Once upon a time SK built the furnace,wrote the manual which UL then read the manual & followed the manual to test the furnace as originally built. Now the furnace has been changed from original design which UL never tested so in the event of a mishap, the ins co. may opt out of coverage. Great to read the manual, better to watch & monitor the performance of the altered furnace....good lux


----------



## ultimate buzz (Nov 28, 2010)

*Steel King*

Steel King is still in business here in Wisconsin, but they primarily make storage racks and storage systems for larger companies. They have two manufacturing facilities, one in Stevens Point, and one in New London, Wi. 

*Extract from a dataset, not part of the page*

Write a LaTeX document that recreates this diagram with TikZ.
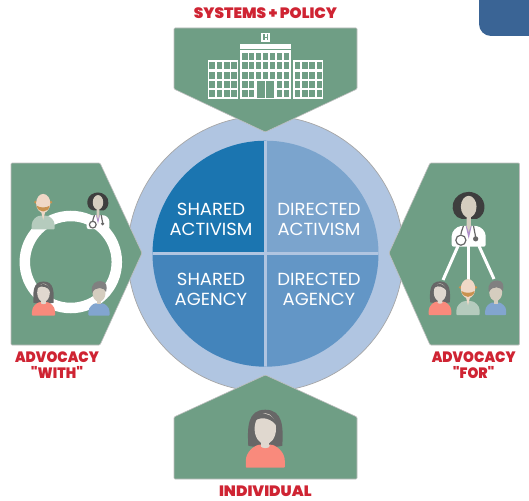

You might want to contact them and see if manuals or parts are still available, or if they know of anyone that still makes parts for their product lines.It might be worth a try. www.steelking.com -ken


----------



## Diesel nut (Dec 1, 2010)

Well more progress was made....


----------



## Diesel nut (Dec 1, 2010)




----------



## Diesel nut (Dec 1, 2010)

This thing should have no trouble flowing enough air. It's probably a little over kill but oh well. The stainless steel tube is 2" diameter. Got about 30 ft of it for free from a neighbor that works at AE diary in Des Moines. I made an adjustable louver type cover to control air flow into the secondary tube. I made this thing so I could take it apart and reassemble in side the fire box in a minute. It's real easy to hook up. That way if I wanted to change something it wouldn't be so difficult to do. Farm boy engineering at it's finest.


----------



## Diesel nut (Dec 1, 2010)




----------



## Diesel nut (Dec 2, 2010)

Here's some action shots.....


----------



## Diesel nut (Dec 2, 2010)

I'm thinking I may not have enough secondary air cause I still get some smoke out of the chimney. It is sitting outside and only has 4ft of double wall stove pipe on it so maybe its not an accurate trial run, I don't know. I'm thinking I might change the main tube at the bottom of the grate and set it off the grate a few inches to get it in the coals more. It seems that the air is not being heated enough unless I have the fire going good. Maybe I need more preheating tube, I don't know. I'll have to do some brainstorming. If anyone on here has any more ideas that would be great.


----------



## pook (Dec 2, 2010)

cant see but i assume ure bringing air from outside the stove? dont forget u need to build up a bed of coals for the pipe on the grate to really get hot & then make sure the configuration doesnt result in air coming out of the intake tube instead of getting sucked in.
.Avoid adding holes pointing down,i think, i saw a stove with that design where a guy added a blocking piece because the downholes were notching the wood with the jets. Ideally, the area of the holes should match the area of the intake?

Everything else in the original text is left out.